Incorrect decoding of QSON
Closed, ResolvedPublic

Description

16:43 <DarTar> ori-l: SELECT event_targetTitle FROM GettingStarted_5243394 WHERE uuid = "51c6149554d85e77b665f303f28adf25";
16:43 <DarTar> Héctor Elizondo


Version: unspecified
Severity: major

Details

Reference
bz45262

Event Timeline

bzimport raised the priority of this task from to High.Nov 22 2014, 1:16 AM
bzimport set Reference to bz45262.

Event in question is in all-events-json.log-20130215.gz

It turns out this is not a bug in json2sql but in the instrumentation of GettingStarted, updating the ticket accordingly.

I tested again with a page called 'Some contrivéd page name!'()*~' (no quotes).

The JSON is:

{"event":{"action":"gettingstarted-click","funnel":"gettingstarted","targetTitle":"Some contrivéd page name!'()*~","experimentId":"ob3","userId":1,"isNew":false},"isValid":true,"revision":5219269,"schema":"GettingStarted","webHost":"127.0.0.1","wiki":"testwiki"}

Note that the logging for GettingStarted is in E3Experiments. So if it were a client-side bug, it would probably be there.

For the record, the page in question above is https://en.wikipedia.org/wiki/H%C3%A9ctor_Elizondo

à is http://www.fileformat.info/info/unicode/char/00c3/index.htm
© is http://www.fileformat.info/info/unicode/char/00a9/index.htm
é (the correct one) is http://www.fileformat.info/info/unicode/char/00e9/index.htm

If you follow the last link, you will see the UTF-8 is:

UTF-8 (hex) 0xC3 0xA9 (c3a9)

So it looks like the UTF-8 bytes are being separated and projected out to UTF-16 (the format that site happens to use for the URL).

But for now, back to EventLogging.

Nope, it wasn't GettingStarted. Fixed in change I0f4ea76b911e572405bcfbde23be74d29f7fd783.

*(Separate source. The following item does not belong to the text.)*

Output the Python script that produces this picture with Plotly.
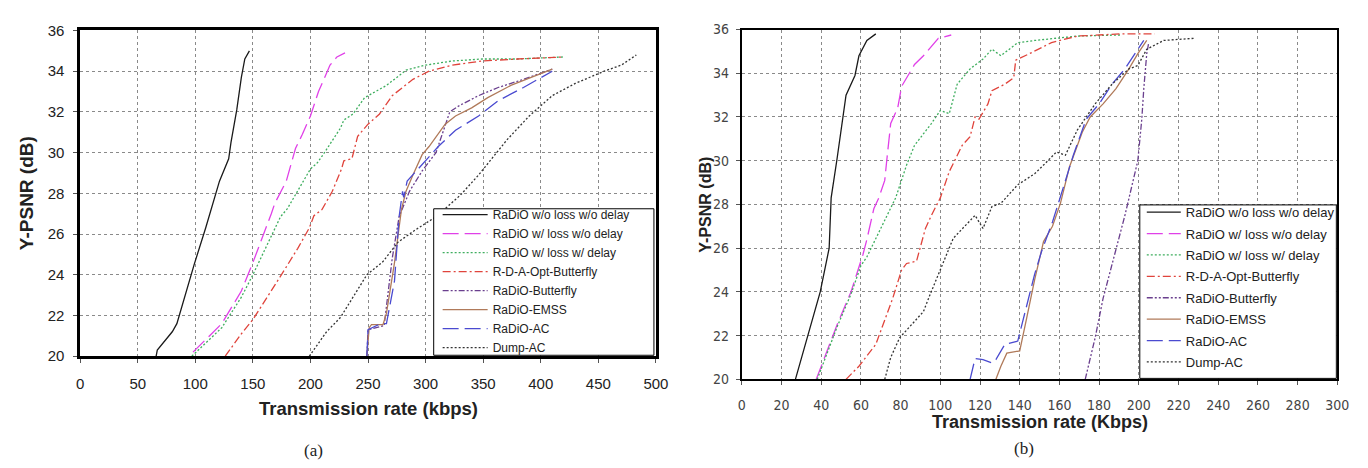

Adding a bit of documentation for future reference. If we run into unicode / URL issues in the future, we can try replacing all code points above the ascii range with unicode escape sequences:

function escapeChar( char ) {

		var codePoint = '0000' + char.charCodeAt(0).toString(16);
		return "\\u" + codePoint.slice(-4);

}

function toSafeJSON( obj ) {

		var json = $.toJSON( obj );
		return json.replace( /[\u007f-\uffff]/g, escapeChar );

}

If this problem does crop up again, let's try to figure out the underlying cause before trying something like toSafeJSON.

[moving from MediaWiki extensions to Analytics product - see bug 61946]